Do any of your relatives live in the country in Oklahoma, that need some extra hands for the rollover? got my own stuff.
-- sam (firstname.lastname@example.org), February 19, 1999.
Mike, I wouldn't buy too much chlorine bleach just yet. It doesn't have all that great a shelf life. I'll agree with the posting above that $500 is just a small start. I've projected to spend about $5000 on food and personal items. I've already bought a 12KW diesel genset and 1500 gallon of fuel (stabilized). I also have my water system in place for the most part. I have an adequate supply of guns and ammo. Self-protection orientation is taking place with my family now. Most of this is not all that new to me as I was one of the few who prepared for a thermo-nuclear war several years ago. I have dusted off and refurbished much of those preparations, too. I'm an old fart, too, and I will have to rely on the younger and stronger; like you, I can provide the expertise.
-- Gerald R. Cox (email@example.com), February 19, 1999.
Gerald, you're right about the bleach. From what I understand, it generally starts to lose its effectiveness at six months, so that by one year, you have to use twice as much. I believe the strength of the smell is an indication of its power.
For storing tap water, I understand you just rinse out the containers with a solution of 4 drops bleach:1 quart of water, then store your clean water in the coolest dark place you have. For other types of water, see Water thread in the forum archives.
-- Old Git (firstname.lastname@example.org), February 19, 1999.

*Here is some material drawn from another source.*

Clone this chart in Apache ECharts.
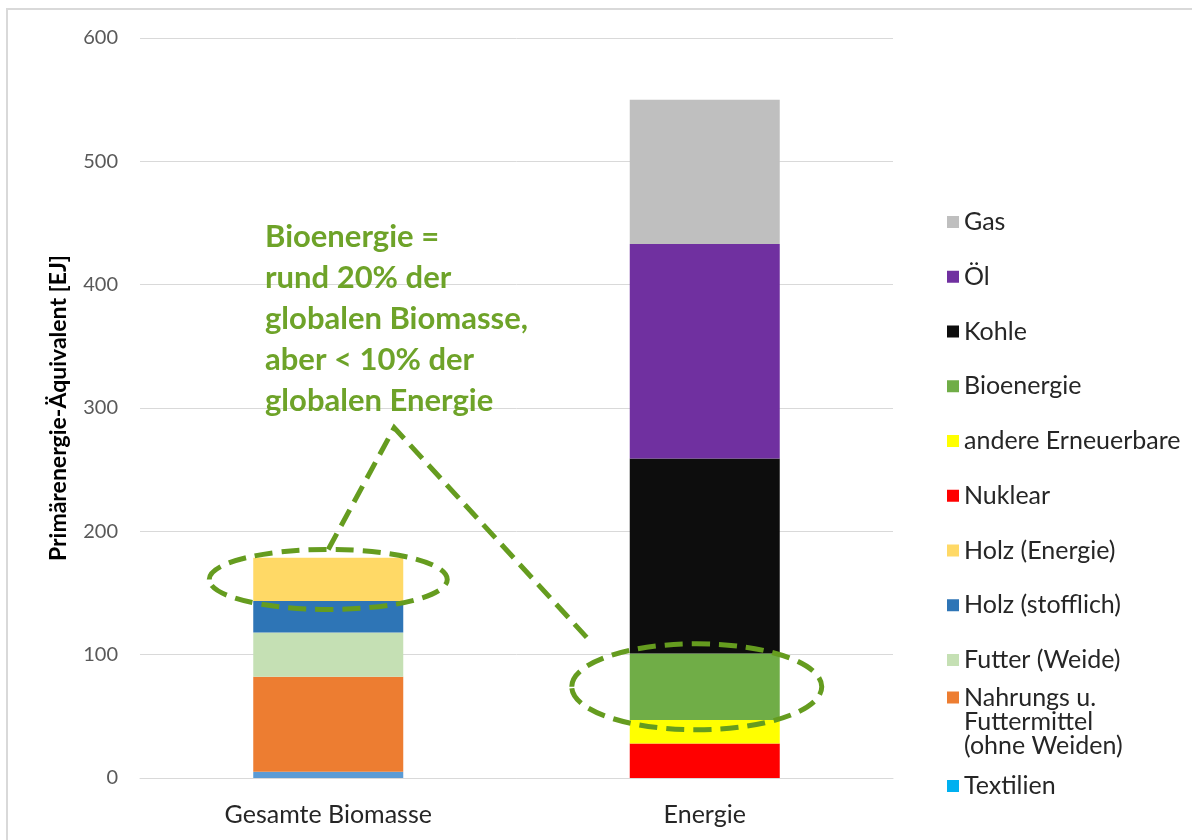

Hi, again. Since you are a farmboy you can relate to this - why not buy several hundred pounds of survival grains: corn, wheat, soybeans, barley, whatever; from your local feed mill. Cheap, cheap, who cares if it is sold for feeding animals? At least you will have a large quantity of bulk food - and fast. Store it in 5-gal buckets or even 55-gal drums. Not all of us can afford those expensive survival food packs.